İş güç derken günlük telaş içinde İstanbul’da yeni yerler keşfetmek konusunda son derece tembeliz. İnsanın yaşadığı kentte kendini hala turist gibi hissedebilmesi ne kadar güzel
İstanbul gibi bir şehirde yaşayıp, nasıl beceriyorsak hep aynı yerlere gidiyoruz. Hatta çok sevdiğimiz yerlere bile “Uzak ya da trafik olur” deyip çoğu zaman gitmiyoruz. İşte Galata ve Çukurcuma da benim için öyle. Dün sabah erkenden yola çıktım. Yol ve yön özürlü biri olarak bin kere gittiğim Cezayir restoranın yerini bulamadım. Evet, Galatasaray Lisesi’nin arkasında, Fransız Sokağı’nın ve Çukurcuma’nın tepesinde. Yürüyerek bulmak kolay. Ama tek yönlü sokaklar sağ olsun arabayla epey tur attım.
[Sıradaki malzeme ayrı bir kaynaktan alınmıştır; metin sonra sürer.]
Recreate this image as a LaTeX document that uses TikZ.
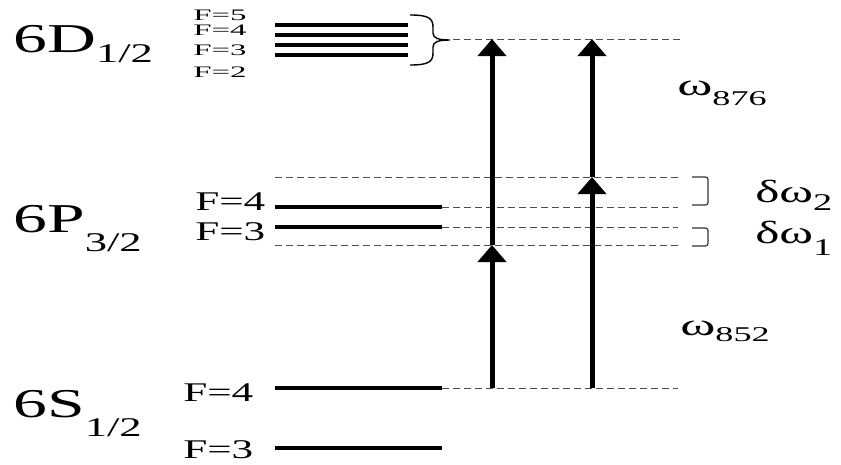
\documentclass[tikz,border=0pt]{standalone}
\usepackage{fontspec}
\setmainfont{Liberation Serif}
\usepackage{xcolor}
\usepackage{tikz}
\usetikzlibrary{arrows.meta}
\tikzset{every picture/.append style={font=\rmfamily}}
\definecolor{figdash}{HTML}{4D4D4D}
\definecolor{figbrk}{HTML}{333333}
\newcommand{\fsz}[1]{\fontsize{#1}{#1}\selectfont}

\begin{document}
\begin{tikzpicture}[x=1pt,y=-1pt,
    lvl/.style={line width=3.6pt},
    dashln/.style={figdash,line width=0.9pt,dash pattern=on 7pt off 4pt},
    arr/.style={line width=5pt,-{Triangle[width=28pt,length=17pt]}},
    lbl/.style={anchor=base west,inner sep=0pt,xscale=#1},
    lbl/.default=1.65,
    brk/.style={figbrk,line width=1.2pt,rounded corners=2.5pt}]
    \useasboundingbox (0,0) rectangle (841,464);
    % hyperfine levels
    \foreach \y in {25,35,45,55} {
      \draw[lvl] (275,\y) -- (408,\y);
    }
    \foreach \y in {207,227,388,448} {
      \draw[lvl] (275,\y) -- (442,\y);
    }
    % dashed guides
    \draw[dashln] (453,39) -- (680,39);
    \foreach \y in {177,245} {
      \draw[dashln] (275,\y) -- (678,\y);
    }
    \foreach \y in {207,227,388} {
      \draw[dashln] (442,\y) -- (678,\y);
    }
    % brace over 6D
    \draw[line width=1.4pt] (410,15) .. controls (428,15) and (433,18) .. (433,27)
      -- (433,33) .. controls (433,38) and (438,40) .. (450,40)
      .. controls (438,40) and (433,42) .. (433,47)
      -- (433,53) .. controls (433,62) and (428,65) .. (410,65);
    % detuning brackets
    \draw[brk] (692,177) -- (708,177) -- (708,205) -- (692,205);
    \draw[brk] (692,228) -- (708,228) -- (708,246) -- (692,246);
    % laser arrows
    \coordinate (g1) at (492,388);
    \coordinate (m1) at (492,245);
    \coordinate (e1) at (492,39);
    \coordinate (g2) at (592,388);
    \coordinate (m2) at (592,177);
    \coordinate (e2) at (592,39);
    \draw[arr] (g1) -- (m1);
    \draw[arr] (m1) -- (e1);
    \draw[arr] (g2) -- (m2);
    \draw[arr] (m2) -- (e2);
    % state labels
    \node[lbl,font=\fsz{41}] (d12) at (13,52) {6D\raisebox{-10pt}{\fsz{27}1/2}};
    \node[lbl,font=\fsz{41}] (p32) at (13,232) {6P\raisebox{-19pt}{\fsz{27}3/2}};
    \node[lbl,font=\fsz{41}] (s12) at (13,417) {6S\raisebox{-19pt}{\fsz{27}1/2}};
    \foreach \f/\y in {5/20,4/35,3/55,2/77} {
      \node[lbl=2.05,font=\fsz{16}] (fd\f) at (193,\y) {F=\f};
    }
    \node[lbl=1.6,font=\fsz{27}] (fp4) at (195,210) {F=4};
    \node[lbl=1.6,font=\fsz{27}] (fp3) at (195,240) {F=3};
    \node[lbl=1.6,font=\fsz{27}] (fs4) at (183,401) {F=4};
    \node[lbl=1.6,font=\fsz{27}] (fs3) at (183,458) {F=3};
    % frequencies
    \node[lbl=1.72,font=\fsz{31}] (w876) at (677,95) {ω\raisebox{-10pt}{\fsz{21}876}};
    \node[lbl=1.72,font=\fsz{31}] (w852) at (680,335) {ω\raisebox{-6pt}{\fsz{21}852}};
    \node[lbl=1.6,font=\fsz{32}] (dw2) at (755,202) {δω\raisebox{-8pt}{\fsz{24}2}};
    \node[lbl=1.6,font=\fsz{32}] (dw1) at (755,243) {δω\raisebox{-12pt}{\fsz{24}1}};
  \end{tikzpicture}
\end{document}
Bu arada bir polis memuruna yol sordum ve ‘İstiklal Caddesi’nden gidin’ dediğinde çok şaşırdım. Benim bildiğim İstiklal Caddesi trafiğe kapalıydı. Ben hep tramvayların arkasına takılan arabaları ‘suç işliyor’ sanırdım. Meğer gündüzleri öyle değilmiş.
135 yıllık bina
Gelelim sabah sabah buralara gitme nedenime. The House Grubu, konaklama şirketinin yüzde 50’sini İrlandalı bir fona sattı. Birkaç ay önce bunu ilk benden duydunuz. Dün de ilk otelleri açıldı. Açılıştan bir gün önce oteli sizin için gezdim.
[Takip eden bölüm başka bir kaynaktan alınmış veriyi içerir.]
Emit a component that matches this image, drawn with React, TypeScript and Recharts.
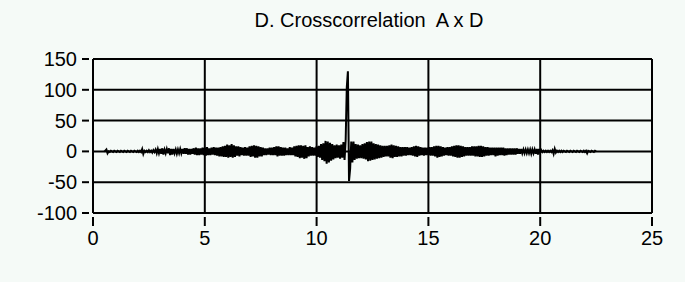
import { LineChart, Line, XAxis, YAxis, CartesianGrid } from "recharts";

const title = "D. Crosscorrelation  A x D";
const xTicks = [0, 5, 10, 15, 20, 25];
const yTicks = [-100, -50, 0, 50, 100, 150];

// lag of the first sample and sample spacing
const lagStart = 0.5;
const lagStep = 0.05;

// crosscorrelation samples, one row per unit of lag
const corrValues = [
  0, 1, 3, -3, 0, -1, 1, 0, -1, 1,
  0, -1, 1, 0, -1, 1, 0, -1, 1, 0, -1, 1, 0, -1, 1, 0, -1, 1, 0, -1,
  1, -1, 1, -1, 4, -4, 1, -1, 1, -1, 2, -1, 1, -2, 2, -1, 3, -3, 4, -3,
  4, -4, 5, -5, 3, -3, 4, -3, 5, -6, 4, -5, 4, -3, 3, -4, 3, -3, 4, -3,
  4, -4, 5, -4, 5, -5, 4, -5, 4, -4, 5, -5, 6, -6, 5, -6, 5, -5, 6, -6,
  6, -7, 7, -6, 5, -6, 6, -5, 7, -6, 6, -7, 6, -8, 7, -8, 8, -9, 9, -9,
  11, -10, 10, -9, 12, -10, 10, -9, 8, -7, 8, -8, 7, -6, 6, -7, 7, -7, 6, -7,
  8, -9, 9, -8, 10, -10, 9, -10, 8, -8, 7, -8, 6, -6, 5, -6, 5, -5, 6, -6,
  6, -6, 7, -6, 8, -8, 8, -7, 7, -7, 6, -7, 6, -6, 5, -6, 7, -6, 6, -6,
  8, -8, 9, -9, 10, -11, 10, -10, 9, -12, 10, -11, 7, -8, 8, -7, 7, -7, 6, -7,
  8, -9, 9, -10, 12, -14, 13, -16, 17, -20, 16, -18, 14, -15, 12, -13, 10, -11, 11, -10,
  10, -12, 11, -10, 15, -14, 18, 104, 130, -48, -28, 16, -18, 16, -14, 12, -12, 11, -11, 10,
  -11, 12, -12, 13, -13, 15, -16, 16, -15, 16, -14, 13, -13, 12, -12, 11, -11, 10, -10, 9,
  -9, 9, -8, 9, -8, 10, -10, 11, -11, 10, -9, 9, -9, 8, -8, 7, -8, 7, -7, 7,
  -7, 7, -6, 6, -6, 7, -7, 8, -8, 9, -9, 8, -7, 7, -6, 6, -7, 6, -6, 6,
  -6, 7, -7, 7, -7, 8, -8, 9, -10, 9, -9, 8, -8, 7, -7, 6, -6, 7, -7, 7,
  -7, 8, -8, 9, -9, 10, -10, 10, -10, 9, -9, 8, -8, 7, -7, 7, -7, 7, -7, 8,
  -7, 8, -8, 8, -8, 9, -9, 9, -9, 8, -8, 7, -7, 7, -7, 6, -6, 6, -6, 6,
  -8, 6, -7, 6, -6, 6, -6, 6, -7, 5, -6, 5, -5, 5, -5, 5, -5, 5, -5, 5,
  -4, 4, -4, 4, -3, 3, -3, 3, -3, 3, -3, 3, -4, 3, -3, 3, -4, 4, -5, 4,
  -2, 2, -1, 1, -1, 1, -1, 1, -1, 1, -1, 2, -4, 4, -2, 1, -1, 1, -1, 1,
  -1, 1, 0, -1, 1, 0, -1, 1, 0, -1, 1, 0, -1, 1, 0, -1, 1, 0, -1, 1,
  -1, 1, -3, 1, 0, -1, 1, 0, -1, 1, 0,
];

const data = corrValues.map((v, i) => ({
  lag: +(lagStart + i * lagStep).toFixed(2),
  value: v,
}));

const font = "'Liberation Sans', Arial, sans-serif";

const YTick = ({ x, y, payload }: any) => (
  <g>
    <line x1={x - 11} y1={y} x2={x - 4} y2={y} stroke="#000" strokeWidth={2} />
    <text x={x - 16} y={y} textAnchor="end" dominantBaseline="central" fontSize={20} fontFamily={font} fill="#000">
      {payload.value}
    </text>
  </g>
);

const XTick = ({ x, y, payload }: any) => (
  <g>
    <line x1={x} y1={y + 4} x2={x} y2={y + 13} stroke="#000" strokeWidth={2} />
    <text x={x} y={y + 25} textAnchor="middle" dominantBaseline="central" fontSize={20} fontFamily={font} fill="#000">
      {payload.value}
    </text>
  </g>
);

export default function App() {
  return (
    <div style={{ position: "absolute", left: 0, top: 0, width: 685, height: 282, background: "#f5faf7" }}>
      <div
        style={{
          position: "absolute",
          left: 0,
          top: 9,
          width: 738,
          textAlign: "center",
          fontFamily: font,
          fontSize: 20,
          lineHeight: "22px",
          color: "#000",
          whiteSpace: "pre",
        }}
      >
        {title}
      </div>
      <LineChart width={685} height={282} data={data} margin={{ top: 59, right: 33, bottom: 0, left: 0 }}>
        <CartesianGrid stroke="#000" strokeWidth={2} />
        <XAxis
          dataKey="lag"
          type="number"
          domain={[0, 25]}
          ticks={xTicks}
          height={69}
          axisLine={false}
          tickLine={false}
          tickSize={0}
          tickMargin={0}
          tick={<XTick />}
          interval={0}
        />
        <YAxis
          type="number"
          domain={[-100, 150]}
          ticks={yTicks}
          width={93}
          axisLine={false}
          tickLine={false}
          tickSize={0}
          tickMargin={0}
          tick={<YTick />}
          interval={0}
        />
        <Line
          dataKey="value"
          type="linear"
          stroke="#000"
          strokeWidth={2}
          dot={false}
          isAnimationActive={false}
        />
      </LineChart>
    </div>
  );
}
The House Hotel artık Galata’da, 135 yıllık Zahoviç binasında. Zahoviç ailesi Tanzimat döneminde Sırbistan-Karadağ’dan göç etmiş, deniz ticaretiyle uğraşan bir aile. Aile bu binayı yaptırıyor ve kaç nesil burada yaşıyor. Şimdi ailenin 85 yaşındaki ferdi Milika Zahoviç Kurtuluş’ta yaşıyor ve bu binayla ilgili anılarını The House Hotel’cilerle paylaşmış. Zahoviç binası, Cezayir restoranın hemen arkasında. Dışı sarı, içi beyaz binayı görünce de, içeri girince de kendimi Paris’te gibi hissediyorum. Paris’te hangi binaya baksanız muhteşemdir ya. Bu bina da işte öyle. Paris’teki butik oteller gibi.
Autoban Mimarlık’ın ortakları Seyhan Özdemir ve Sefer Çağlar burada da çok iyi bir iş çıkarmış. Eskileri özenle korumuş. Yerler The House Cafeler’de de gördüğümüz çinilerden. Üstüne şeffaf epoksi geçilmiş.
En üst kattaki salonda kahvaltı ediyoruz. Küçük ama eksiksiz bir açık büfe var. Akşamları salonun ortasındaki şömineyi yakıp şarap keyfi de yapılacak. Tabii bu arada tavanın ahşap olmasından mıdır nedir kendinizi bir şalede gibi hissediyorsunuz. Odaları da geziyorum. Tüm detaylar Autoban imzalı, yatak bile. Duş odanın ortasında, yatağın yanında. En üst kattaki odadan nefis bir Galata Kulesi manzarası var.
Çok karakterli bir otel. Özellikle yabancı misafirlerin çok beğeneceğine eminim. Beyoğlu’nda gezeceğiniz bir hafta sonu da burada kalınabilir. Otelin tam arkasında Cezayir’in bahçesi var. Birkaç adım ötede Çukurcuma’daki dükkanlar ve Fransız Sokağı. En yakın zamanda bir cumartesi bu bölge karış karış gezilecek.